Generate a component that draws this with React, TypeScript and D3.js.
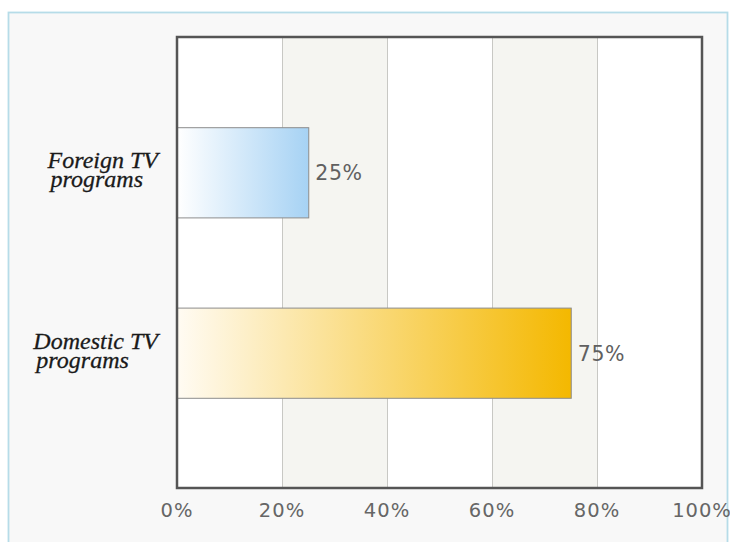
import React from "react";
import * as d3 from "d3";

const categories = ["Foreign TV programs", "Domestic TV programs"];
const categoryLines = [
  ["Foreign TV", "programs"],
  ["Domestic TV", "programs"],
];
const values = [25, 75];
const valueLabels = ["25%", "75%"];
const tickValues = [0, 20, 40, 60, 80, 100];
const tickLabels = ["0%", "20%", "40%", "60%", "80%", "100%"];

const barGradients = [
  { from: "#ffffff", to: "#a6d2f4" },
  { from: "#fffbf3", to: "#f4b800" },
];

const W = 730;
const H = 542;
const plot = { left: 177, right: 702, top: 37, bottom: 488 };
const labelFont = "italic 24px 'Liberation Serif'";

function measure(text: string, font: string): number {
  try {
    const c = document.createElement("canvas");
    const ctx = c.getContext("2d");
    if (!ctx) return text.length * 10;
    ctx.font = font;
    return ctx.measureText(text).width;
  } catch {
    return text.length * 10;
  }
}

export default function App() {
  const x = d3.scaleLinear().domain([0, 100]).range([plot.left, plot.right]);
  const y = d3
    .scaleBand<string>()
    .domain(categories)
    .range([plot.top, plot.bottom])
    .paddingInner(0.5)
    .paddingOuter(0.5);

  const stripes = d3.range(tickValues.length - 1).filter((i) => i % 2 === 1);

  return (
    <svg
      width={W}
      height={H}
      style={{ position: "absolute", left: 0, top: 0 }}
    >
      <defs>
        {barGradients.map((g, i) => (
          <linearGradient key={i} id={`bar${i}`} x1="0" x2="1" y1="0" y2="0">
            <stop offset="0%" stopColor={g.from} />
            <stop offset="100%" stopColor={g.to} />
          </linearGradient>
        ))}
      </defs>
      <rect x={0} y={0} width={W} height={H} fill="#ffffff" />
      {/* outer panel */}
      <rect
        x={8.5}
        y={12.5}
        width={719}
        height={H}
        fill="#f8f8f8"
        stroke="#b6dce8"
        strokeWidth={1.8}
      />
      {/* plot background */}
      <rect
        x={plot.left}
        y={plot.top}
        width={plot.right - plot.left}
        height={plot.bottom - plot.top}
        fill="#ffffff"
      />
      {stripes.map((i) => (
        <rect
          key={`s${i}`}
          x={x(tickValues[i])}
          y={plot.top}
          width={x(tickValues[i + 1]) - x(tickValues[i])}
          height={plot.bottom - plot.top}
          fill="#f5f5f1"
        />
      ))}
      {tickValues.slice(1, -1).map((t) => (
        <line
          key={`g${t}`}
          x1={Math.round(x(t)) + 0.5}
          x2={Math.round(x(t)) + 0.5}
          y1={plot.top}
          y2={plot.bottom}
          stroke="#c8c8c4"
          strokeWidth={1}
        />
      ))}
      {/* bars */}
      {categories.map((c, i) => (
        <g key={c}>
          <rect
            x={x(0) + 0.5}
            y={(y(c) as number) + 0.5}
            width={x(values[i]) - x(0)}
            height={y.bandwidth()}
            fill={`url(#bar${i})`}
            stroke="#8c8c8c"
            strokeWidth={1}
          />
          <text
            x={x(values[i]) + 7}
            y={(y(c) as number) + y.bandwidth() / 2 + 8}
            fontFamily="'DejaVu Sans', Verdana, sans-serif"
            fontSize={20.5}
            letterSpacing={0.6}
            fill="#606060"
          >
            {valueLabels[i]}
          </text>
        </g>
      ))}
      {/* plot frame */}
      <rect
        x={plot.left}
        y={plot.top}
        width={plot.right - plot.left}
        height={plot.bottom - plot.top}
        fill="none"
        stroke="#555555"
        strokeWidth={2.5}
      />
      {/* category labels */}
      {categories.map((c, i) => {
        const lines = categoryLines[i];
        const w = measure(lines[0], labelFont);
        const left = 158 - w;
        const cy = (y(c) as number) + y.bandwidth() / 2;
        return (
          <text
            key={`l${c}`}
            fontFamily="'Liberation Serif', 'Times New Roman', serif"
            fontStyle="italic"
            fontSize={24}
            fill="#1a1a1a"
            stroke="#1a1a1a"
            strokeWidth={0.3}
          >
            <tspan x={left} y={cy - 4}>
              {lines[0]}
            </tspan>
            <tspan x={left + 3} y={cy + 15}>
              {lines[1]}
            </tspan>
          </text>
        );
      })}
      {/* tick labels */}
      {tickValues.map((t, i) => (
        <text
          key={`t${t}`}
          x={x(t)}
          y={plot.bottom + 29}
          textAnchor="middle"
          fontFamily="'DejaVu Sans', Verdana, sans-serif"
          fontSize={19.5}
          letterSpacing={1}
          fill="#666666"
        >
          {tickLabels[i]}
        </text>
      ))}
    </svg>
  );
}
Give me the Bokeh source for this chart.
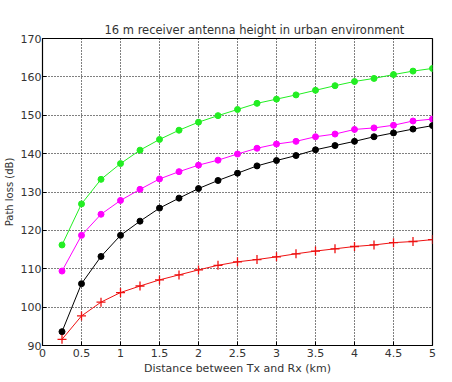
++++++++++
*Exercise instructions:* Copy out each line in the preceding records that contains "this".

*Full solution:*
Generate a component that draws this with React, TypeScript and D3.js.
Give me the Bokeh source for this chart.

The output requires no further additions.